Même si toutes ces mesures et tous ces soutiens ne suffiront pas à bouter tous les djihadistes hors de la Tunisie du jour au lendemain, on peut féliciter le gouvernement tunisien pour sa volonté manifeste d’éradiquer la nébuleuse terroriste sur son sol. Ce qui ne semble pas le cas des autorités d’un autre pays africain, le Nigeria en l’occurrence, qui sont emmurées dans un silence incompréhensible depuis qu’elles ont été élues, face aux exactions perpétrées par les terroristes de Boko Haram, récemment affiliés à l’EI.

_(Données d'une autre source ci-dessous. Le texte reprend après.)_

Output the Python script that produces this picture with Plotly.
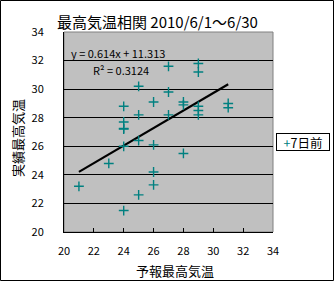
import numpy as np
import plotly.graph_objects as go

# Data
forecast_max = [21, 23, 24, 24, 24, 24, 24, 24, 25, 25, 25, 25, 26, 26, 26, 26,
                27, 27, 27, 28, 28, 28, 29, 29, 29, 29, 29, 31, 31]
observed_max = [23.2, 24.8, 28.8, 27.7, 27.2, 27.25, 26.0, 21.5, 30.2, 28.2, 26.4, 22.6,
                29.1, 26.1, 24.2, 23.3, 31.6, 29.8, 28.2, 29.1, 28.9, 25.5,
                31.8, 31.2, 28.8, 28.5, 28.2, 29.0, 28.7]
slope = 0.614
intercept = 11.313
r2 = 0.3124
series_name = "7日前"
title_text = "最高気温相関 2010/6/1～6/30"
x_title = "予報最高気温"
y_title = "実績最高気温"
tick_vals = [20, 22, 24, 26, 28, 30, 32, 34]

FONT = "Noto Sans CJK JP"
TEAL = "#008080"

L, R, T, B = 64, 61, 32, 49
W, H = 334, 281
pw, ph = W - L - R, H - T - B

def px(xp):
    return (xp - L) / pw

def py(yp):
    return (H - B - yp) / ph

fig = go.Figure()

tx = np.array([min(forecast_max), max(forecast_max)], dtype=float)
fig.add_trace(go.Scatter(
    x=tx, y=slope * tx + intercept, mode="lines",
    line=dict(color="black", width=2.2), showlegend=False, hoverinfo="skip"))

fig.add_trace(go.Scatter(
    x=forecast_max, y=observed_max, mode="markers", name=series_name,
    marker=dict(symbol="cross-thin", size=7, color=TEAL,
                line=dict(color=TEAL, width=1.4)),
    showlegend=False))

axis_common = dict(
    range=[20, 34], tickvals=tick_vals, ticks="inside", ticklen=4,
    tickcolor="black", showline=True, linecolor="black", linewidth=1,
    zeroline=False, tickfont=dict(family=FONT, size=11, color="black"),
)

fig.update_xaxes(**axis_common, showgrid=False, ticklabelstandoff=9)
fig.update_yaxes(**axis_common, showgrid=True, gridcolor="black", gridwidth=1,
                 ticklabelstandoff=17)

shapes = [
    dict(type="rect", xref="paper", yref="paper", x0=0, y0=0, x1=1, y1=1,
         line=dict(color="#808080", width=1), layer="below"),
    dict(type="rect", xref="paper", yref="paper",
         x0=px(0.5), x1=px(W - 0.5), y0=py(H - 0.5), y1=py(0.5),
         line=dict(color="black", width=1)),
]

def ann(text, x, y, size, xanchor="center", **kw):
    return dict(text=text, xref="paper", yref="paper", x=px(x), y=py(y),
                xanchor=xanchor, yanchor="middle", showarrow=False,
                font=dict(family=FONT, size=size, color="black"), **kw)

annotations = [
    ann(title_text, 157, 21, 15),
    ann(y_title, 17, 138, 13, textangle=-90),
    ann(x_title, 175, 270, 13),
    ann(f"y = {slope}x + {intercept}", 69, 53, 11, xanchor="left"),
    ann(f"R² = {r2}", 91, 70, 11, xanchor="left"),
    ann(f"<span style='color:{TEAL}'>+</span>{series_name}", 302.5, 142, 12.5,
        width=50, height=14, bgcolor="white", bordercolor="black",
        borderwidth=1, borderpad=1),
]

fig.update_layout(
    width=W, height=H,
    margin=dict(l=L, r=R, t=T, b=B),
    paper_bgcolor="white", plot_bgcolor="#C0C0C0",
    shapes=shapes, annotations=annotations,
    showlegend=False,
)

fig.write_html("out.html")
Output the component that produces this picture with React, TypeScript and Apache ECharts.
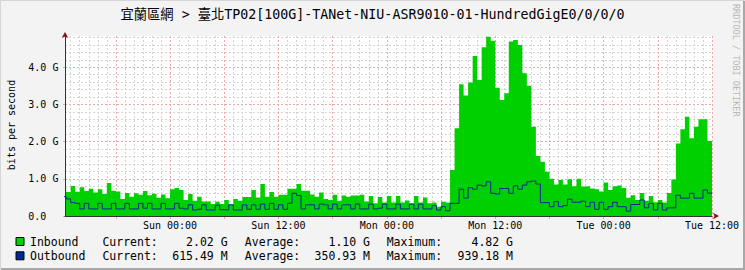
import React, { useEffect, useRef } from "react";
import * as echarts from "echarts";

const chartTitle = "宜蘭區網 > 臺北TP02[100G]-TANet-NIU-ASR9010-01-HundredGigE0/0/0/0";
const yAxisTitle = "bits per second";
const watermark = "RRDTOOL / TOBI OETIKER";

// time axis in hours relative to Sun 00:00; samples every 30 minutes
const firstSampleStart = -12;
const sampleHours = 0.5;
const viewStart = -11.63;
const viewEnd = 60;

// Gbit/s, one value per 30-minute step
const inbound = [
  0.81, 0.645, 0.81, 0.65, 0.77, 0.67, 0.73, 0.63, 0.72, 0.59,
  0.89, 0.68, 0.66, 0.46, 0.62, 0.52, 0.61, 0.57, 0.67, 0.56,
  0.60, 0.49, 0.58, 0.48, 0.72, 0.75, 0.70, 0.43, 0.59, 0.41,
  0.52, 0.39, 0.39, 0.32, 0.385, 0.32, 0.43, 0.31, 0.46, 0.41,
  0.51, 0.51, 0.70, 0.50, 0.86, 0.52, 0.645, 0.52, 0.57, 0.57,
  0.73, 0.73, 0.86, 0.68, 0.68, 0.58, 0.52, 0.63, 0.46, 0.43,
  0.57, 0.41, 0.55, 0.52, 0.55, 0.55, 0.57, 0.39, 0.54, 0.34,
  0.51, 0.36, 0.54, 0.36, 0.54, 0.36, 0.42, 0.34, 0.54, 0.36,
  0.50, 0.34, 0.36, 0.25, 0.385, 0.36, 1.24, 2.36, 3.54, 3.24,
  3.59, 4.30, 3.66, 4.54, 4.82, 4.71, 3.45, 3.12, 3.30, 4.69,
  4.73, 4.60, 3.84, 3.50, 2.40, 1.61, 1.46, 1.19, 1.00, 0.85,
  0.97, 0.85, 0.99, 0.80, 1.00, 0.79, 0.80, 0.74, 0.72, 0.66,
  0.90, 0.70, 0.80, 0.82, 0.75, 0.49, 0.56, 0.43, 0.62, 0.41,
  0.54, 0.37, 0.43, 0.36, 0.62, 0.98, 1.95, 2.33, 2.67, 2.09,
  2.40, 2.60, 2.60, 2.02,
];

const outbound = [
  0.52, 0.46, 0.36, 0.34, 0.19, 0.34, 0.19, 0.19, 0.34, 0.19,
  0.19, 0.34, 0.19, 0.19, 0.34, 0.19, 0.19, 0.34, 0.21, 0.34,
  0.19, 0.19, 0.34, 0.19, 0.19, 0.34, 0.21, 0.19, 0.30, 0.16,
  0.18, 0.30, 0.16, 0.16, 0.29, 0.17, 0.16, 0.30, 0.16, 0.16,
  0.30, 0.18, 0.30, 0.18, 0.32, 0.18, 0.34, 0.18, 0.30, 0.18,
  0.34, 0.61, 0.55, 0.19, 0.30, 0.30, 0.19, 0.32, 0.30, 0.19,
  0.32, 0.19, 0.30, 0.30, 0.19, 0.32, 0.19, 0.19, 0.32, 0.19,
  0.21, 0.32, 0.19, 0.19, 0.32, 0.19, 0.19, 0.32, 0.19, 0.32,
  0.19, 0.19, 0.28, 0.16, 0.25, 0.14, 0.34, 0.34, 0.72, 0.48,
  0.76, 0.72, 0.83, 0.81, 0.92, 0.61, 0.59, 0.74, 0.74, 0.61,
  0.81, 0.72, 0.83, 0.92, 0.94, 0.86, 0.36, 0.36, 0.25, 0.39,
  0.25, 0.28, 0.45, 0.37, 0.37, 0.40, 0.25, 0.37, 0.18, 0.37,
  0.18, 0.25, 0.37, 0.25, 0.25, 0.13, 0.31, 0.31, 0.43, 0.22,
  0.34, 0.16, 0.34, 0.16, 0.22, 0.22, 0.56, 0.48, 0.48, 0.61,
  0.48, 0.48, 0.70, 0.615,
];

const xLabelValues = [0, 12, 24, 36, 48, 60];
const xLabelTexts = ["Sun 00:00", "Sun 12:00", "Mon 00:00", "Mon 12:00", "Tue 00:00", "Tue 12:00"];
const xMajorTickValues = [-6, 0, 6, 12, 18, 24, 30, 36, 42, 48, 54, 60];
const yMax = 4.84;

const legendRows = [
  { name: "Inbound", color: "#00CF00", current: "2.02 G", average: "1.10 G", maximum: "4.82 G" },
  { name: "Outbound", color: "#002A97", current: "615.49 M", average: "350.93 M", maximum: "939.18 M" },
];

const MONO = "'DejaVu Sans Mono', 'Noto Sans CJK TC', monospace";

function toSteps(vals: number[]): number[][] {
  const d = vals.map((v, i) => [firstSampleStart + i * sampleHours, v]);
  d.push([firstSampleStart + vals.length * sampleHours, vals[vals.length - 1]]);
  return d;
}

export default function App() {
  const ref = useRef<HTMLDivElement>(null);
  useEffect(() => {
    if (!ref.current) return;
    const chart = echarts.init(ref.current, undefined, { renderer: "svg" });
    const W = 745;
    const H = 270;
    const plotLeft = 65;
    const plotRight = 33;
    const plotTop = 36;
    const plotBottom = 54;
    const pxPerHour = (W - plotLeft - plotRight) / (viewEnd - viewStart);
    const gridLeft2 = plotLeft - (viewStart - firstSampleStart) * pxPerHour;

    const minorColor = "#d4d4d4";
    const majorColor = "#eca8a8";
    const dash = [2, 2];

    const legendGraphics: any[] = [];
    legendRows.forEach((r, i) => {
      const cy = 242 + i * 14.3;
      legendGraphics.push({
        type: "rect",
        shape: { x: 16, y: cy - 4.5, width: 8, height: 8 },
        style: { fill: r.color, stroke: "#000", lineWidth: 1 },
      });
      const t = (text: string, x: number, align: string) => ({
        type: "text",
        x,
        y: cy,
        style: {
          text,
          fill: "#000",
          fontSize: 11.5,
          fontFamily: MONO,
          align,
          textAlign: align,
          verticalAlign: "middle",
          textVerticalAlign: "middle",
        },
      });
      legendGraphics.push(t(r.name, 30, "left"));
      legendGraphics.push(t("Current:", 102.4, "left"));
      legendGraphics.push(t(r.current, 227.6, "right"));
      legendGraphics.push(t("Average:", 244.8, "left"));
      legendGraphics.push(t(r.average, 370, "right"));
      legendGraphics.push(t("Maximum:", 386.7, "left"));
      legendGraphics.push(t(r.maximum, 513, "right"));
    });

    const hidden = {
      axisLine: { show: false },
      axisTick: { show: false },
      axisLabel: { show: false },
      splitLine: { show: false },
    };

    chart.setOption({
      animation: false,
      backgroundColor: "#f3f3f3",
      grid: [
        { left: plotLeft, right: plotRight, top: plotTop, bottom: plotBottom, show: true, backgroundColor: "#ffffff", borderWidth: 0 },
        { left: gridLeft2, right: plotRight, top: plotTop, bottom: plotBottom, show: false },
      ],
      xAxis: [
        {
          gridIndex: 0,
          type: "value",
          min: viewStart,
          max: viewEnd,
          position: "bottom",
          axisLine: { show: false, onZero: false },
          axisTick: { show: true, customValues: xMajorTickValues, length: 3, lineStyle: { color: majorColor } },
          axisLabel: {
            show: true,
            customValues: xLabelValues,
            formatter: (v: number) => {
              const idx = xLabelValues.indexOf(Math.round(v));
              return idx >= 0 ? xLabelTexts[idx] : "";
            },
            fontSize: 10,
            fontFamily: MONO,
            color: "#000",
            margin: 4,
          },
          splitLine: { show: false },
        },
        {
          gridIndex: 1,
          type: "value",
          min: firstSampleStart,
          max: viewEnd,
          interval: 1,
          position: "bottom",
          ...hidden,
          splitLine: { show: true, showMinLine: false, showMaxLine: false, lineStyle: { color: minorColor, type: dash, width: 1 } },
        },
        {
          gridIndex: 1,
          type: "value",
          min: firstSampleStart,
          max: viewEnd,
          interval: 6,
          position: "top",
          ...hidden,
          splitLine: { show: true, showMinLine: false, showMaxLine: true, lineStyle: { color: majorColor, type: dash, width: 1 } },
        },
        {
          gridIndex: 0,
          type: "value",
          min: viewStart,
          max: viewEnd,
          position: "bottom",
          z: 10,
          ...hidden,
          axisLine: { show: true, onZero: false, lineStyle: { color: "#333", width: 1 } },
        },
        {
          gridIndex: 0,
          type: "value",
          min: viewStart,
          max: viewEnd,
          position: "bottom",
          z: 11,
          ...hidden,
          axisLine: {
            show: true,
            onZero: false,
            symbol: ["none", "arrow"],
            symbolSize: [5, 6],
            symbolOffset: [0, 7],
            lineStyle: { color: "#8a1010", width: 0 },
          },
        },
      ],
      yAxis: [
        {
          gridIndex: 0,
          type: "value",
          min: 0,
          max: yMax,
          interval: 0.2,
          position: "right",
          ...hidden,
          splitLine: { show: true, showMinLine: false, showMaxLine: false, lineStyle: { color: minorColor, type: dash, width: 1 } },
        },
        {
          gridIndex: 0,
          type: "value",
          min: 0,
          max: yMax,
          interval: 1,
          position: "left",
          axisLine: { show: false, onZero: false },
          axisTick: { show: true, length: 2, lineStyle: { color: majorColor } },
          axisLabel: {
            show: true,
            formatter: (v: number) => {
              if (Math.abs(v - Math.round(v)) > 1e-6) return "";
              return v === 0 ? "0.0" : v.toFixed(1) + " G";
            },
            align: "left",
            margin: 36.7,
            fontSize: 10,
            fontFamily: MONO,
            color: "#000",
          },
          splitLine: { show: true, showMinLine: false, showMaxLine: false, lineStyle: { color: majorColor, type: dash, width: 1 } },
        },
        {
          gridIndex: 0,
          type: "value",
          min: 0,
          max: yMax,
          position: "left",
          z: 10,
          ...hidden,
          axisLine: { show: true, onZero: false, lineStyle: { color: "#333", width: 1 } },
        },
        {
          gridIndex: 0,
          type: "value",
          min: 0,
          max: yMax,
          position: "left",
          z: 11,
          ...hidden,
          axisLine: {
            show: true,
            onZero: false,
            symbol: ["none", "arrow"],
            symbolSize: [5, 6],
            symbolOffset: [0, 4],
            lineStyle: { color: "#8a1010", width: 0 },
          },
        },
        { gridIndex: 1, type: "value", min: 0, max: yMax, show: false },
      ],
      series: [
        {
          type: "line",
          name: "Inbound",
          xAxisIndex: 0,
          yAxisIndex: 1,
          data: toSteps(inbound),
          step: "end",
          symbol: "none",
          lineStyle: { width: 0, color: "#00CF00" },
          areaStyle: { color: "#00CF00", opacity: 1 },
          z: 2,
        },
        {
          type: "line",
          name: "Outbound",
          xAxisIndex: 0,
          yAxisIndex: 1,
          data: toSteps(outbound),
          step: "end",
          symbol: "none",
          lineStyle: { width: 1, color: "#002A97" },
          z: 3,
        },
      ],
      graphic: [
        {
          type: "polyline",
          shape: { points: [[0.5, H - 0.5], [0.5, 0.5], [W - 0.5, 0.5]] },
          style: { stroke: "#d6d6d6", lineWidth: 1, fill: null },
        },
        {
          type: "polyline",
          shape: { points: [[W - 1, 1], [W - 1, H - 1], [1, H - 1]] },
          style: { stroke: "#a8a8a8", lineWidth: 2, fill: null },
        },
        {
          type: "text",
          x: 372.5,
          y: 14,
          style: {
            text: chartTitle,
            fill: "#000",
            fontSize: 13.3,
            fontFamily: MONO,
            align: "center",
            textAlign: "center",
            verticalAlign: "middle",
            textVerticalAlign: "middle",
          },
        },
        {
          type: "text",
          x: 11,
          y: 125,
          rotation: Math.PI / 2,
          style: {
            text: yAxisTitle,
            fill: "#000",
            fontSize: 10,
            fontFamily: MONO,
            align: "center",
            textAlign: "center",
            verticalAlign: "middle",
            textVerticalAlign: "middle",
          },
        },
        {
          type: "text",
          x: 736,
          y: 4,
          rotation: -Math.PI / 2,
          style: {
            text: watermark,
            fill: "#b8b8b8",
            fontSize: 8.5,
            fontFamily: MONO,
            align: "left",
            textAlign: "left",
            verticalAlign: "middle",
            textVerticalAlign: "middle",
          },
        },
        ...legendGraphics,
      ],
    });
    return () => chart.dispose();
  }, []);
  return <div ref={ref} style={{ position: "absolute", left: 0, top: 0, width: 745, height: 270 }} />;
}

Le nouveau Président, Muhammadu Buhari, qui a été élu justement sur la base de sa promesse de mettre fin à Boko Haram, est resté désespérément muet depuis son investiture, le 29 mai dernier, laissant le champ libre aux terroristes qui continuent de parader dans l’extrême Nord du pays apparemment déserté par l’armée régulière. On en est même à se demander si le Général (d’opérette ?) Buhari n’a pas simplement usé de manœuvres dolosives pour convaincre l’électorat de le porter à la tête de l’Etat, tant la déception est grande chez tous ceux qui comptaient sur la fermeté, pour ne pas dire la férocité de ce putschiste des années 80 pour bouffer du Shekau… Mais au regard de la multiplication des attaques de la secte islamiste ces derniers jours, on peut affirmer que l’image de l’armée nigériane, accusée d’avoir baissé pavillon sous la présidence du Général, s’est érodée davantage et Buhari devrait rapidement reprendre les choses en main, pour montrer qu’il mérite bien ses galons et surtout la confiance de tous ceux qui l’ont fait roi. Gageons qu’avec le déploiement à partir du 30 juillet prochain, de la force régionale de 8 700 hommes provenant du Tchad, du Niger, du Cameroun, du Bénin et évidemment du Nigeria, Boko Haram ne sera plus bientôt qu’un douloureux souvenir. Mais restons prudents et attendons de voir, d’autant que les dirigeants africains nous ont habitués à des revirements extraordinaires de situation, et que le Nigeria ne dispose toujours pas de gouvernement à cause des querelles de clocher entre les présidents du Sénat et de l’Assemblée nationale d’une part, et le reste des députés du parti au pouvoir d’autre part.

C’est peut-être lorsqu’il aura formé son gouvernement qu’il emboîtera le pas à son homologue tunisien, en prenant des mesures dont l’efficacité sur le plan sécuritaire peut être sujette à débat.